What they lack in editing, they certainly do make up for in currency…

Does the x86 64bit instruction set contribute to the speed increase? or the QNX kernel doesn’t use these 64bit instruction set at all?

I was talking about Windows 64bit or Linux 64 bits. Under QNX whether the process (x86 familly) has 64bit or not makes no difference since it is not used , nor can it be.

Hmm, very confusing. vm386 mode? I recall there was a mode in 386’s and above that created an isolated 8086 processor environment, a place where Windows placed its “Dos Box”. I don’t think QNX runs in there.

I think you are right about 4GB process address space, in that QNX uses a memory model that requires all segment registers to point to the same blocks of memory to work correctly. Shared libraries are beamed in using paged blocks. But that does not mean that the ES register goes away. Pointing it somewhere else, even if you could, might break other things. Overlaying CS and DS does have some advantages, and the unlikelyhood of a single processes needing more than 4Gig is remote enough to fully justify it, but there’s no technical reason why the model couldn’t be enhanced to allow access to a 2nd data segment register. Some coordination with the compiler might be necessary, and you might not want the method of access to be purely portable. This was true under QNX 2 (about a million years ago if I recall properly) where data and code spaces were separate and each limited to 64K, but an enhancement to the compiler used -} instead of → to allow pointers to offset against the ES register, allowing unlimited additional 64K segments. This was how it was done until the CI large model compiler came along.

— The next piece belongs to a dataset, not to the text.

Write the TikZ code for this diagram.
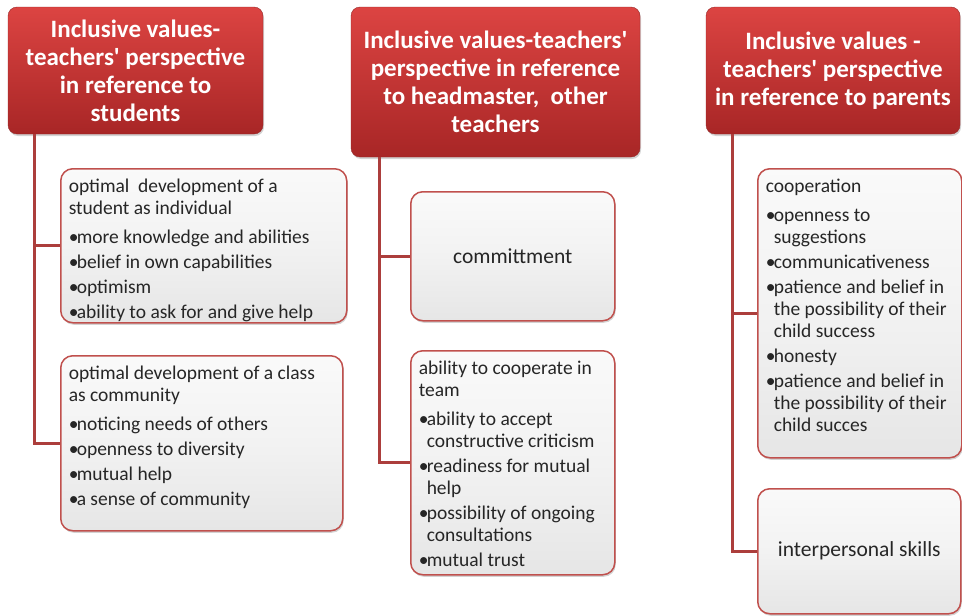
\documentclass[tikz,border=0pt]{standalone}
\usepackage{fontspec}
\setmainfont{Carlito}
\usepackage{xcolor}
\usetikzlibrary{positioning, shadows}

\definecolor{hdtop}{RGB}{220,68,66}
\definecolor{hdbot}{RGB}{168,38,38}
\definecolor{hdedge}{RGB}{150,40,40}
\definecolor{leafedge}{RGB}{192,80,77}
\definecolor{linkred}{RGB}{172,62,60}
\definecolor{leaffill}{RGB}{242,242,242}

\newcommand{\bul}{\makebox[8pt][l]{\textbullet}}
\newcommand{\cont}{\hspace*{8pt}}
\newcommand{\apos}{\textquotesingle}
\newcommand{\leaftext}[3]{\parbox[c][#2][t]{#1}{\raggedright\vspace*{8pt}\strut #3}}

\tikzset{
  header/.style={rounded corners=9pt, draw=hdedge, top color=hdtop, bottom color=hdbot,
    text=white, font=\fontsize{25}{28}\selectfont\bfseries, align=center, inner sep=0pt,
    drop shadow={shadow xshift=1pt, shadow yshift=-2pt, opacity=0.35}},
  leaf/.style={rounded corners=12pt, draw=leafedge, line width=1.5pt, top color=leaffill!40!white,
    bottom color=leaffill!95!black, middle color=leaffill, inner xsep=8pt, inner ysep=0pt,
    text=black!85, font=\fontsize{19.5}{22}\selectfont,
    drop shadow={shadow xshift=1pt, shadow yshift=-2pt, opacity=0.35}},
  leafc/.style={leaf, align=center, inner sep=0pt, font=\fontsize{21.5}{24}\selectfont},
  link/.style={draw=linkred, line width=3.2pt}
}

\begin{document}
\begin{tikzpicture}[x=1pt, y=-1pt]
  \useasboundingbox (0,0) rectangle (962,616);

  % headers
  \node[header, minimum width=255pt, minimum height=127pt] (stu) at (135.5,70.5)
    {Inclusive values-\\teachers\apos\ perspective\\in reference to\\students};
  \node[header, minimum width=289pt, minimum height=150pt] (head) at (495.5,82)
    {Inclusive values-teachers\apos\\perspective in reference\\to headmaster,~ other\\teachers};
  \node[header, minimum width=254pt, minimum height=127pt] (par) at (833,70.5)
    {Inclusive values -\\teachers\apos\ perspective\\in reference to parents};

  % students
  \node[leaf, anchor=north west] (stuA) at (60,168)
    {\leaftext{270pt}{154pt}{optimal~ development of a\\student as individual\\[7pt]
     \bul more knowledge and abilities\\[3pt]\bul belief in own capabilities\\[3pt]
     \bul optimism\\[3pt]\bul ability to ask for and give help}};
  \node[leaf, anchor=north west] (stuB) at (60,355)
    {\leaftext{266pt}{175pt}{optimal development of a class\\as community\\[7pt]
     \bul noticing needs of others\\[3pt]\bul openness to diversity\\[3pt]
     \bul mutual help\\[3pt]\bul a sense of community}};

  % headmaster, other teachers
  \node[leafc, anchor=north west, minimum width=204pt, minimum height=129pt] (headA) at (410,191)
    {committment};
  \node[leaf, anchor=north west] (headB) at (410,350)
    {\leaftext{188pt}{224pt}{ability to cooperate in\\team\\[7pt]
     \bul ability to accept\\\cont constructive criticism\\[3pt]
     \bul readiness for mutual\\\cont help\\[3pt]
     \bul possibility of ongoing\\\cont consultations\\[3pt]
     \bul mutual trust}};

  % parents
  \node[leaf, anchor=north west] (parA) at (757,168)
    {\leaftext{188pt}{289pt}{cooperation\\[7pt]
     \bul openness to\\\cont suggestions\\[3pt]
     \bul communicativeness\\[3pt]
     \bul patience and belief in\\\cont the possibility of their\\\cont child success\\[3pt]
     \bul honesty\\[3pt]
     \bul patience and belief in\\\cont the possibility of their\\\cont child succes}};
  \node[leafc, anchor=north west, minimum width=203pt, minimum height=125pt] (parB) at (757,488)
    {interpersonal skills};

  % connectors
  \draw[link] ([xshift=27pt]stu.south west) |- (stuA.west);
  \draw[link] ([xshift=27pt]stu.south west) |- (stuB.west);
  \draw[link] ([xshift=29pt]head.south west) |- (headA.west);
  \draw[link] ([xshift=29pt]head.south west) |- (headB.west);
  \draw[link] ([xshift=27pt]par.south west) |- (parA.west);
  \draw[link] ([xshift=27pt]par.south west) |- (parB.west);
\end{tikzpicture}
\end{document}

Mitch, vm386 is the flat memory model where there are no segments (i.e. all segment registers point to the same place). It first showed up on the 386, but QNX didn’t use it for quite a while…

Your comments do help, so thank you. Clearly the ES register does not go away. A user process might have no other valid place to point it, but that doesn’t prevent the OS from giving it one. That QNX does not support this, I accept.